Hoping to capitalize on surging interest in the Nationals, Moore is seeking a buyer for the 30-by-72-inch sign. The bidding starts at $25,000, a price experts said might be difficult to command in the micro market for Griffith Stadium memorabilia.
The sign was part of a larger collection of Senators, Redskins, and Griffith Stadium artifacts that his stepfather amassed while working as the stadium’s superintendent for more than 40 years. There were rare photos. The locker of Senators’ pitcher Walter “Big Train” Johnson, which was sent off to Cooperstown. Many of the items were displayed in his mother’s home in Lewisdale until she died seven years ago. Since then, Moore has been selling the collection off bit by bit at yard sales and through newspaper ads. (He doesn’t like computers.)
With the exception of a few items, including a 1950 panoramic photo of the Redskins in front of the U.S. Capitol, the sign “is the last of it,” Moore said.
Moore started working at Griffith Stadium in 1948, the year he got a Social Security card. He was 10 years old. He had been conscripted by his stepfather, James Robinson Ritchie, whom everyone referred to as “Pop Ritchie.” Ritchie was a member of the Griffith family.
Over the years, Moore learned to do a little bit of everything: plumbing, electrical work, touching up the walls with a color aptly named “dark baseball green.” The biggest chore was converting the baseball field into a football field and, in the late summer and early fall, back into a diamond.
During football and baseball season, Moore spent every weekend at Griffith, awash in the aromas of the nearby Wonder Bread bakery. He loved to watch the Homestead Grays. “I’d be one little white face in there among 40,000 black faces,” he said.
In the spring of 1953, he was on hand for Mickey Mantle’s legendary 565-foot home run. He was there again when Ted Williams hit a homer in 1960.
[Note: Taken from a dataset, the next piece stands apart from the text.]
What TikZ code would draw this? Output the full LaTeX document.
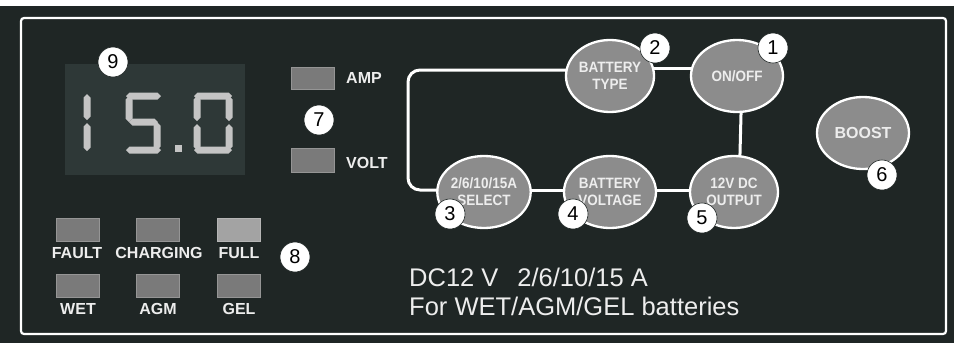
\documentclass[tikz,border=0pt]{standalone}
\usepackage{fontspec}
\setmainfont{Liberation Sans}
\newfontfamily\btnfont[FakeStretch=0.9]{Liberation Sans}
\usetikzlibrary{shapes.geometric,calc}
\pgfdeclarelayer{bg}
\pgfdeclarelayer{wires}
\pgfsetlayers{bg,wires,main}
\definecolor{panel}{HTML}{1F2625}
\definecolor{lcd}{HTML}{2E3837}
\definecolor{seg}{HTML}{C4C4C4}
\definecolor{led}{HTML}{7A7A7A}
\definecolor{ledlight}{HTML}{A3A3A3}
\definecolor{btn}{HTML}{8C8C8C}
\definecolor{txt}{HTML}{EDEDED}
\newcommand\lcdh[3]{\fill[seg] (#1,#3) -- ++(3.5,-3.5) -- (#2-3.5,#3-3.5) -- (#2,#3) -- (#2-3.5,#3+3.5) -- (#1+3.5,#3+3.5) -- cycle;}
\newcommand\lcdv[3]{\fill[seg] (#1,#2) -- ++(3.5,3.5) -- (#1+3.5,#3-3.5) -- (#1,#3) -- (#1-3.5,#3-3.5) -- (#1-3.5,#2+3.5) -- cycle;}
\tikzset{
  btnnode/.style={ellipse, minimum width=88pt, minimum height=72pt, inner sep=0pt, fill=btn, draw=white, line width=2.3pt, text=txt, align=center, font=\btnfont\bfseries\fontsize{15}{17}\selectfont},
  numcirc/.style={circle, fill=white, draw=panel, line width=0.6pt, minimum size=30pt, inner sep=0pt, font=\fontsize{20}{20}\selectfont, text=black},
  ledbox/.style={fill=led, draw=led!80!white, line width=0.6pt},
  ledlabel/.style={text=txt, font=\bfseries\fontsize{16}{16}\selectfont, inner sep=0pt},
  wire/.style={draw=white, line width=3pt},
  bigtext/.style={text=txt, font=\fontsize{25.5}{25.5}\selectfont, inner sep=0pt, anchor=west}
}
\begin{document}
\begin{tikzpicture}[x=1pt,y=-1pt]
\useasboundingbox (0,0) rectangle (954,343);
\begin{pgfonlayer}{bg}
\fill[panel] (0,0) rectangle (954,343);
\fill[white] (0,0) rectangle (954,6);
\draw[white, line width=2.2pt, rounded corners=3pt] (21,18) rectangle (946,334);
% LCD
\fill[lcd] (65,64) rectangle (245,175);
\end{pgfonlayer}
% digit 1
\lcdv{87}{94}{120}
\lcdv{87}{123}{151}
% digit 5
\lcdh{126}{161}{96}
\lcdv{129}{96}{122}
\lcdh{129}{158}{122}
\lcdv{157}{122}{150}
\lcdh{126}{161}{150}
% dot
\fill[seg] (175,145) rectangle (182,152);
% digit 0
\lcdh{194}{232}{96}
\lcdv{197}{96}{121}
\lcdv{197}{124}{150}
\lcdv{229}{96}{121}
\lcdv{229}{124}{150}
\lcdh{194}{232}{150}
% AMP / VOLT
\node[ledbox, minimum width=43pt, minimum height=22pt, inner sep=0pt] (ampled) at (312.5,78) {};
\node[ledbox, minimum width=43pt, minimum height=24pt, inner sep=0pt] (voltled) at (312.5,160) {};
\node[ledlabel, anchor=west] (amp) at (346,78) {AMP};
\node[ledlabel, anchor=west] (volt) at (346,163) {VOLT};
% status LEDs
\node[ledbox, minimum width=43pt, minimum height=23pt, inner sep=0pt] (ledfault) at (77.5,229.5) {};
\node[ledbox, minimum width=43pt, minimum height=23pt, inner sep=0pt] (ledchg) at (157.5,229.5) {};
\node[ledbox, fill=ledlight, draw=ledlight!80!white, minimum width=43pt, minimum height=23pt, inner sep=0pt] (ledfull) at (239,229.5) {};
\node[ledbox, minimum width=43pt, minimum height=23pt, inner sep=0pt] (ledwet) at (77.5,285.5) {};
\node[ledbox, minimum width=43pt, minimum height=23pt, inner sep=0pt] (ledagm) at (157.5,285.5) {};
\node[ledbox, minimum width=43pt, minimum height=23pt, inner sep=0pt] (ledgel) at (239,285.5) {};
\node[ledlabel] (lfault) at (77,253) {FAULT};
\node[ledlabel] (lchg) at (159,253) {CHARGING};
\node[ledlabel] (lfull) at (239,253) {FULL};
\node[ledlabel] (lwet) at (78,309) {WET};
\node[ledlabel] (lagm) at (158,309) {AGM};
\node[ledlabel] (lgel) at (239,309) {GEL};
% buttons
\node[btnnode] (bt) at (610,76) {BATTERY\\TYPE};
\node[btnnode, minimum width=92pt] (onoff) at (737,76) {ON/OFF};
\node[btnnode, minimum width=92pt] (sel) at (484,192) {2/6/10/15A\\SELECT};
\node[btnnode, minimum width=92pt] (bv) at (610,192) {BATTERY\\VOLTAGE};
\node[btnnode] (out) at (734,192) {12V DC\\OUTPUT};
\node[btnnode, minimum width=92pt, font=\bfseries\fontsize{16}{16}\selectfont] (boost) at (863,133) {BOOST};
\coordinate (lc) at (408,130);
\begin{pgfonlayer}{wires}
\draw[wire] ([yshift=8pt]bt.center) -- ([yshift=8pt]onoff.center);
\draw[wire, rounded corners=12pt] ([yshift=6pt]bt.center) -| (lc) |- ([yshift=2pt]sel.center);
\draw[wire] ([yshift=2pt]sel.center) -- ([yshift=2pt]bv.center);
\draw[wire] ([yshift=2pt]bv.center) -- ([yshift=2pt]out.center);
\draw[wire] ([xshift=5pt]onoff.center) -- ([xshift=5pt]out.center);
\end{pgfonlayer}
% number circles
\node[numcirc] (n1) at (773,48) {1};
\node[numcirc] (n2) at (655,48) {2};
\node[numcirc] (n3) at (450,214) {3};
\node[numcirc] (n4) at (573,214) {4};
\node[numcirc] (n5) at (702,218) {5};
\node[numcirc] (n6) at (882,175) {6};
\node[numcirc] (n7) at (319,120) {7};
\node[numcirc] (n8) at (295,257) {8};
\node[numcirc] (n9) at (113,62) {9};
% ratings text
\node[bigtext] (rating) at (409,277) {DC12 V\hspace{19pt}2/6/10/15 A};
\node[bigtext] (usage) at (409,306) {For WET/AGM/GEL batteries};
\end{tikzpicture}
\end{document}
“It was a blessing and a curse,” Moore said of the job. When he showed up at school on Mondays, he could regale his friends with stories from Redskins practice or take a couple buddies to watch games. What he couldn’t do was follow them to the movies or to the beach.
“I always had to work,” he said. “I was resentful at times.”
The money came in handy even after Moore married and began a career as a steamfitter. When he started out, he earned 85 cents an hour. His wife, Mary, who worked for C&P Telephone, earned 95 cents an hour.
His days at the stadium came to an end in 1960. For years, there were rumors the Senators might leave. Moore can still remember hearing Calvin Griffith’s assurances that he would not move the team, only to see the announcement in the newspaper a week later. The Griffiths asked Moore’s stepfather to follow the team to the Twin Cities. “But Pop was too old and too brokenhearted,” Moore said. “He couldn’t bear to go.”